List Out Your Current Medications
Your doctor will also want to know about any other medications you’re taking and other medical conditions, including if you’re pregnant or planning to become pregnant. They will also want to discuss your overall health maintenance, including scheduled vaccinations, as Crohn’s can put you at higher risk for infections like influenza or pneumonia.
Think About Your Goals
Finally, and most importantly, come prepared to discuss the goals you’d like to achieve. “Not the medical things, but what is it in their life that they’re not happy with or they’re not doing because of [Crohn’s],” said Dr. Hudesman. “I think that’s also important to bring up to the doctor.” Based on this information, your doctor may be able to tailor your treatment or provide advice to help you achieve these goals.
Questions to Ask
While Crohn’s remains a chronic condition, there are many medications and treatments available to help manage symptoms—from anti-inflammatory and immunosuppressant drugs, to immunomodulators, antibiotics, biologics, and surgery to remove the part of the infected intestine, expand narrowed parts of the intestine, or remove scar tissue.
Every patient is different—for every patient who prefers to remain on medical treatment, there’s another patient who would prefer to avoid the side effects of medication and opt for surgery. “Some of our biologics and medications work very well, but they do have significant side effects,” said Dr.
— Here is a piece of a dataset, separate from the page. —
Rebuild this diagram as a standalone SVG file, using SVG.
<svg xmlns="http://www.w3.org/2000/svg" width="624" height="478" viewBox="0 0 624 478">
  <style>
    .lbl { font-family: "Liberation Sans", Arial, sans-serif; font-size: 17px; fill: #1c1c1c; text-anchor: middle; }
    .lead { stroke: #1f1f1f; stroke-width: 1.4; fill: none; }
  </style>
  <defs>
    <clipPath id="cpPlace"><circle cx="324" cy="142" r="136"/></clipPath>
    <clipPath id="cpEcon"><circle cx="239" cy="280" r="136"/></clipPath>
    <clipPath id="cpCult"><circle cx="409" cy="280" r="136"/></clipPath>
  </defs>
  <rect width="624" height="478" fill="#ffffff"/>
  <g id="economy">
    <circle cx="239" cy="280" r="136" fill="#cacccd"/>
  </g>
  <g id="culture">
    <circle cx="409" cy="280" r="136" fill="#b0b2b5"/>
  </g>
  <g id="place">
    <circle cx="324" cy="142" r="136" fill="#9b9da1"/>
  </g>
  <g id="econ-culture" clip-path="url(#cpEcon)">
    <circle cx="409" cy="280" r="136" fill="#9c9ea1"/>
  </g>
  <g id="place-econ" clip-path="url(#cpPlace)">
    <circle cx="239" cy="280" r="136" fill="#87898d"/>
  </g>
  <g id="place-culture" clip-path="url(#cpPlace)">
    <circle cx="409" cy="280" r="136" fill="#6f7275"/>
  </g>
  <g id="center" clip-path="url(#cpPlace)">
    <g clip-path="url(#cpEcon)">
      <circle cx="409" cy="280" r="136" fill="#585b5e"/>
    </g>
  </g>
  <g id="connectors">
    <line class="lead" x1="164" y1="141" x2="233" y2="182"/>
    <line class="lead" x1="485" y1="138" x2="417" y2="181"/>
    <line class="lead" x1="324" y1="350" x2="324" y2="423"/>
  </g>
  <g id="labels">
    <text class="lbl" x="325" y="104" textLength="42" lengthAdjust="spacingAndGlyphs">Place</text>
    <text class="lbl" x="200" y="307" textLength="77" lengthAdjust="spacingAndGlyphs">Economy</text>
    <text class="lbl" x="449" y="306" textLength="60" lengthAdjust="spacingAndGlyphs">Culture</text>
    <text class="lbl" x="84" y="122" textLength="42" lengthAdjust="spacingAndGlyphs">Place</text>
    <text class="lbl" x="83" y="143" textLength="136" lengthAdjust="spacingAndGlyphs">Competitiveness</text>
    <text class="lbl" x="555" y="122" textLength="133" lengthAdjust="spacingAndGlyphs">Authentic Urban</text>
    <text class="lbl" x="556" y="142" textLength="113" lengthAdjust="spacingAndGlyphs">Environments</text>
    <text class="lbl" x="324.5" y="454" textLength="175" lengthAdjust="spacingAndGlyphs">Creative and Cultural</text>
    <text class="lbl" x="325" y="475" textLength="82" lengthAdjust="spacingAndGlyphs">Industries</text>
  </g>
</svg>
Hudesman. “One option is to give your patient all these strong medications with side effects, or another option is…why don’t we take that out and they’re back to themselves. Now, you might need medication after that to prevent it from coming back…[but] the point is, surgery shouldn’t be looked at as a failure of therapy, and it should be in the discussion of what is the appropriate treatment for that patient.”
As you consider your treatment options, remember to keep the lines of communication open with your gastroenterologist. Begin to educate yourself about the disease through books or by visiting reputable websites, says Dr. Hudesman. And ask questions to make sure you understand your disease, the options available, and how it may impact your day-to-day life. The following is a list of questions that Dr. Hudesman suggests you ask your doctor:
- Why do I have Crohn’s disease?
- How severe is my disease? Where is it, and what type do I have?
- What is the long-term effect of having Crohn’s?
- What are my treatment options?
- What kind of medication is this and what are the side effects?
- How do I know if my treatment is working?
- How long will symptom relief last?
- What if I want children?
- Will my children inherit Crohn’s?
- Can I help manage Crohn’s through the right diet and exercise?
- What other lifestyle modifications can help?
- How do I know if my Crohn’s is getting worse?
- If my Crohn’s gets worse, is surgery my only option?
- How often should I see the doctor to help manage my symptoms?
- What resources or support groups are available?
Remember, the ultimate goal of treatment is to ensure that you have a high quality of life. Life with Crohn’s can be difficult, but it also can be full and rewarding. Developing open, honest communication with the right physician is your first step toward achieving this goal. “From the doctor’s perspective, adherence to the medication and compliance with medication is a very big issue, especially if [patients] are planning on getting pregnant, or they’re young and they don’t feel like taking all these pills,” said Dr. Hudesman. “Speaking with the doctor about those issues but also having goals—quality of life goals—are very important and, I think, [something] a lot of people overlook.”